Costal wandte sich, um seinen Gegnern die Stirn zu bieten, diese aber blieben unbeweglich vor ihrem Chef stehen und einer von ihnen meldete, dass der Indianer soeben einen der ihren erdolcht habe.

»Ich habe es getan, um wieder zu meinem Eigentum zu gelangen«, entgegnete Costal, »oder zu dem des Hauptmanns Lantejas, hier ist es.«

Mit diesen Worten wickelte er von seinem Arm den Dolman ab, dessen Verlust die Behauptungen Don Cornelios wenigstens zweifelhaft gemacht hatte, und dieser empfing diese unerwartete Gunst des Schicksals mit einer Freude, die man ihm wohl gönnen konnte.

»Hier sind meine Beweise!«, rief er und beeilte sich, seine Depesche aus einem klaffenden Riss seines Dolmans herauszuziehen, den der Dolch Costals gemacht hatte, ehe er den Körper Gaspachos erreichten. Der Dolch war durch die Depeschen hindurchgedrungen und sie waren noch ganz frisch von dem Blut des Räubers besudelt, aber sie trugen zu viele Beweise der Identität des Hauptmanns und der Wahrheit seiner Behauptungen, als dass man sie hätte misskennen können.

Die Namen Galeana und Morelos sprachen für ihn in der Höhle der Banditen, wie der Hauch Gottes für Daniel in der Löwengrube.

Die beiden wilden Guerillero verbeugten sich vor diesen gefürchteten und geachteten Namen.

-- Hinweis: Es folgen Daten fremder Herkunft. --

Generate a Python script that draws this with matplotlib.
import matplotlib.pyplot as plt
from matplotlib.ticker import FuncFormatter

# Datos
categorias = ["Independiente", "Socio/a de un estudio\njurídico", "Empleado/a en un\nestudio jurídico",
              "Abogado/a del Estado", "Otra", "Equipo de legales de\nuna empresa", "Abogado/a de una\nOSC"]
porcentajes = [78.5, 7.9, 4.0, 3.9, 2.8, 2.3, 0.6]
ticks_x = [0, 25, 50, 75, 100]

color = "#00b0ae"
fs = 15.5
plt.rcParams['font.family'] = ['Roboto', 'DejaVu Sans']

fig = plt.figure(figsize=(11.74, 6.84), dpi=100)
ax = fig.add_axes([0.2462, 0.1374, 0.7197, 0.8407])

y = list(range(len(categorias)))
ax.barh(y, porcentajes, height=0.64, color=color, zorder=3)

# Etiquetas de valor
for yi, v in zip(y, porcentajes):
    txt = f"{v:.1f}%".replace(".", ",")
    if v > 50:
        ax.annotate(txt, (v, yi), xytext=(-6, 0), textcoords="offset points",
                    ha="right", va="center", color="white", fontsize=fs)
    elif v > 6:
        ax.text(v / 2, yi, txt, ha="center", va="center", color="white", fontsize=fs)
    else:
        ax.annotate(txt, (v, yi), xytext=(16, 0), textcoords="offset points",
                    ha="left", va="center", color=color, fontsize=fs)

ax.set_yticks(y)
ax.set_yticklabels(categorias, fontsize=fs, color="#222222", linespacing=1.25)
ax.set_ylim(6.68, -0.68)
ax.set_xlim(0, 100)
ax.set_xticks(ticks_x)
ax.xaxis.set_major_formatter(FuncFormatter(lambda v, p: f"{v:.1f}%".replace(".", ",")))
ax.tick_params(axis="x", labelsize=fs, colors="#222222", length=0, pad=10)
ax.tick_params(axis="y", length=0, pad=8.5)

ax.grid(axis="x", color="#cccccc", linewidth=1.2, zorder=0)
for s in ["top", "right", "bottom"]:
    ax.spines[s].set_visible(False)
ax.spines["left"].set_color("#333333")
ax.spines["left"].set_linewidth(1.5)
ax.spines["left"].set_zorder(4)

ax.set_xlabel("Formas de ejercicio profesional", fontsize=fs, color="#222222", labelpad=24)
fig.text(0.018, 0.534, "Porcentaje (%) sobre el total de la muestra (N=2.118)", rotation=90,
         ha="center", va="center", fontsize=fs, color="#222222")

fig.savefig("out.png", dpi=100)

»Zieht in Frieden«, sagte Arroyo. »Ich rate Euch, rühmt Euch niemals gegen irgendjemand, mir gegenüber die anmaßende Sprache geführt zu haben, die Euer Mund hier ausgesprochen hat. Was den General Morelos angeht, so sagt ihm nur, dass jeder kämpft, wie ihn seine Natur treibt, und dass ich trotz seiner Drohung die meine nicht werde ändern können.«

»Ihr könnt doch mit diesem Dolman nichts mehr anfangen«, fügte Bocadro hinzu. »Ich werde aber ein Mittel finden, ihn ausbessern zu lassen.«

Arroyo schleuderte einen Blick der tiefsten Verachtung auf seinen Gefährten und gab nach diesem Abschied, der den Charakter der beiden Banditen unverhüllt zur Schau treten ließ, den Befehl, den drei Gefangenen die Waffen und Pferde, die man ihnen abgenommen hatte, zurückzugeben. Dann fügte er hinzu: »Sechs Reiter sollen aufsitzen und die Flüchtige aufsuchen. Mein Pferd soll ebenfalls gesattelt werden, denn ich will selbst dabei sein. Auch Bocadro kann uns begleiten.

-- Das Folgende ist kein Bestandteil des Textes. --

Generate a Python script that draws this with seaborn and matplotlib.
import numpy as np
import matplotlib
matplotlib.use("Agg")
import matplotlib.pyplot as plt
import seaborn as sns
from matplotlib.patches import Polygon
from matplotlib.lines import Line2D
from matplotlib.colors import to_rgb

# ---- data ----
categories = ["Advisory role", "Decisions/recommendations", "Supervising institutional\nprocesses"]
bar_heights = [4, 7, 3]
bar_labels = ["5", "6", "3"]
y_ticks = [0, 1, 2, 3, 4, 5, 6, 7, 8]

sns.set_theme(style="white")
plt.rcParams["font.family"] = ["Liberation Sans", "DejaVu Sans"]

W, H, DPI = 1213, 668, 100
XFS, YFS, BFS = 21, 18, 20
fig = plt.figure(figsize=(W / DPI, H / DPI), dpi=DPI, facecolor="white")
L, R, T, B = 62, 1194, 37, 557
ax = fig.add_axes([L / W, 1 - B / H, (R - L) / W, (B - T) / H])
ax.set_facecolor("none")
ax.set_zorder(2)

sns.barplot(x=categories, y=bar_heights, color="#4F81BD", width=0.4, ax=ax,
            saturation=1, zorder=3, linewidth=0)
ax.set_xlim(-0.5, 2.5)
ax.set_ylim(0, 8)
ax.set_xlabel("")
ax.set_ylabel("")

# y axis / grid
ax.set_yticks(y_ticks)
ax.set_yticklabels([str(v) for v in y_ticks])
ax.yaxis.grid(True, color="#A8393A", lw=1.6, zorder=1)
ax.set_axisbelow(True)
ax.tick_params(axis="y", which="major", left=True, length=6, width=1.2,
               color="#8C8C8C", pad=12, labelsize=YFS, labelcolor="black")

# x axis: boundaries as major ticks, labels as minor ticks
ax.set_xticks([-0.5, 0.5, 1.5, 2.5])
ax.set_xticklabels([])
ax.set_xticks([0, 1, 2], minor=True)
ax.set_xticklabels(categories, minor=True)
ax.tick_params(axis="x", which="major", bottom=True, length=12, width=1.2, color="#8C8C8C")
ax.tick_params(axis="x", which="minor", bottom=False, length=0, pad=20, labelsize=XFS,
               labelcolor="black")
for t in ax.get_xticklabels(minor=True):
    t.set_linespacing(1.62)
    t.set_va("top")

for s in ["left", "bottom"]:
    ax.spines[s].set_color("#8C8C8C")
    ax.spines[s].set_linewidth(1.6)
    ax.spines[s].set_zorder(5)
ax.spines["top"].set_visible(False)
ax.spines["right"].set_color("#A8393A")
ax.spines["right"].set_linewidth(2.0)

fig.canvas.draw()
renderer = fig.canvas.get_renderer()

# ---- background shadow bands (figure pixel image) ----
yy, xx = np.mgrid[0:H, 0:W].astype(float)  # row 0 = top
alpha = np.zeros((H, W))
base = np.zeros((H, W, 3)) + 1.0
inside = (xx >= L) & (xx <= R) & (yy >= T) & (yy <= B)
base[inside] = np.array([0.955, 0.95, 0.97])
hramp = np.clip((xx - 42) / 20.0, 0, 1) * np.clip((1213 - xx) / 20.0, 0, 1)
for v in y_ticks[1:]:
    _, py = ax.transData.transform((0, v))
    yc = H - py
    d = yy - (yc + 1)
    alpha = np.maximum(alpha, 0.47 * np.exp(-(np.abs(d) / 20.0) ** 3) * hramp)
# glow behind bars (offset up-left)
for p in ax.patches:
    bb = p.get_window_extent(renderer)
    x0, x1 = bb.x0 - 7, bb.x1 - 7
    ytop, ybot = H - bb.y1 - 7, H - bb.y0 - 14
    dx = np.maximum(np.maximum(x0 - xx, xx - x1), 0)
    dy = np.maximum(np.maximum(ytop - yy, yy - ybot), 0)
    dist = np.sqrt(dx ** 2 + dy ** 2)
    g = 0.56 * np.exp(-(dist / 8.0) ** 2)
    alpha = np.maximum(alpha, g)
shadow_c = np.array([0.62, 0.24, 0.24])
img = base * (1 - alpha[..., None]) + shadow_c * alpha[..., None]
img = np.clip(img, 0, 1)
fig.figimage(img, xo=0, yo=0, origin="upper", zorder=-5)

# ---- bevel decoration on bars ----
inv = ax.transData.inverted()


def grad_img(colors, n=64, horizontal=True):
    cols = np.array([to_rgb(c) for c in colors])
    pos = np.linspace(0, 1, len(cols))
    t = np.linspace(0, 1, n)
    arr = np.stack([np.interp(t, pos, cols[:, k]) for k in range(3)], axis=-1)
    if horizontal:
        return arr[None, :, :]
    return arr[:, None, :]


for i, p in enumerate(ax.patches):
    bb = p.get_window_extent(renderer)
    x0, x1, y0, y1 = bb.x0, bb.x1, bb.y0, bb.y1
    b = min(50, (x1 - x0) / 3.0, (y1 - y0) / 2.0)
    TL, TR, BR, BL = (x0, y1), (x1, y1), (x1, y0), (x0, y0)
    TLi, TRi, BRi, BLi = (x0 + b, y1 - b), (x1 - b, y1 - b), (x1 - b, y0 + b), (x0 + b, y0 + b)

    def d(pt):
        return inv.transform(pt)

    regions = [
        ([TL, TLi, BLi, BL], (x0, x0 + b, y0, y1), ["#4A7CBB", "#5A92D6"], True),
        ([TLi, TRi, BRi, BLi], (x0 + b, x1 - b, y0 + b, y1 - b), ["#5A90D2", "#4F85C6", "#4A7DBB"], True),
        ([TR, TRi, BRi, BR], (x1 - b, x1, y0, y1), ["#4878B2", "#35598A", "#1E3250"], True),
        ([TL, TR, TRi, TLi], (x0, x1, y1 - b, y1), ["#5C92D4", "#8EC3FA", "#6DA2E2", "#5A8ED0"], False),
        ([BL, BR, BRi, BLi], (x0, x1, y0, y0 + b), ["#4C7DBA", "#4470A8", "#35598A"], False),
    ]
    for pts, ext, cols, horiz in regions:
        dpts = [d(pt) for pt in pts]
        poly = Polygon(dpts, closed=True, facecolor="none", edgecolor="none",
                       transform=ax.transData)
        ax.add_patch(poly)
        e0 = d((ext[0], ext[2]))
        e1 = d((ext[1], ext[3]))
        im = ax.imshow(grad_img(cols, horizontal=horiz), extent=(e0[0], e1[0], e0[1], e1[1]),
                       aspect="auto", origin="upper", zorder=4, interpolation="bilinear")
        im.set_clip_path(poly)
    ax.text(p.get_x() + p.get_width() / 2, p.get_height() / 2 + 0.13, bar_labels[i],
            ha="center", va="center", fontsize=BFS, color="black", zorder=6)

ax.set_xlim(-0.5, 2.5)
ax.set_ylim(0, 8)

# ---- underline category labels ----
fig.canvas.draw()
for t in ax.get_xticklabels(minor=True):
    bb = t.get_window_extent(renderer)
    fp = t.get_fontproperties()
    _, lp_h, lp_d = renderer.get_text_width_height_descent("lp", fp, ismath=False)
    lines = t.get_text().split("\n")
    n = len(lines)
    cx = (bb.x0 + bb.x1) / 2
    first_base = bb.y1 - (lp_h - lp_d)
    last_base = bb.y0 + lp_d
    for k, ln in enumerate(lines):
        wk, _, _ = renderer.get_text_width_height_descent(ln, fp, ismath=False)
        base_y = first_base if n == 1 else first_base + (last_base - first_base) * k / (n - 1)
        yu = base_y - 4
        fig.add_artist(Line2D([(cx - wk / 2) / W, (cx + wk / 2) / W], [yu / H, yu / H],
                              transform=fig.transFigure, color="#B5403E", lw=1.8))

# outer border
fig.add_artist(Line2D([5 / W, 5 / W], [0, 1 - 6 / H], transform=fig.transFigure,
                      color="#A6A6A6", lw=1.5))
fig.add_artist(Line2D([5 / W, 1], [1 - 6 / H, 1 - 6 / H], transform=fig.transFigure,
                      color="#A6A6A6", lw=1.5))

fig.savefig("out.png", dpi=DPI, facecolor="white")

Bocadro rührte keine Lippe, nicht so aber die Frau Arroyos.

»Was hast du mit dieser Landstreicherin zu schaffen?«, fragte sie in gereiztem Ton. »Haben wir nicht das Fass mit den Piastern?«

»Ich habe dir schon gesagt, weshalb ich sie haben muss«, entgegnete Arroyo mit vor Zorn und Begierde flammenden Augen. »Um ein Lösegeld von ihrem Vater zu erpressen. Du bleibst hier, den Schatz zu bewachen. Ich werde gehen«, fügte er mit einem grässlichen Fluch hinzu, »und du wirst es gut heißen, wenn nicht …«

Der Bandit zog den Dolch mit einer so drohenden Gebärde, dass das Weib es nicht wagte, sich seinem Willen zu widersetzen.

Unterdessen beeilten sich Don Cornelio und seine beiden Gefährten, die Hazienda zu verlassen, um den See Ostuta zu erreichen, denn es war zehn Uhr abends und der Mond ging um Mitternacht auf.

Was den unglücklichen Don Fernando betrifft, so dachte niemand daran, ihm die Sorgfalt zu widmen, die sein entsetzlicher Zustand erheischte.

Kehren wir jetzt, ehe wir Don Cornelio zu dem geheimnisvollen See und dem bezauberten Hügel geleiten, zu Gaspar, dem Boten Gertrudis’, seinem Gevatter Juan und dem Obersten Tres-Villas, den wir im Bambusdickicht des Flusses verlassen haben, zurück.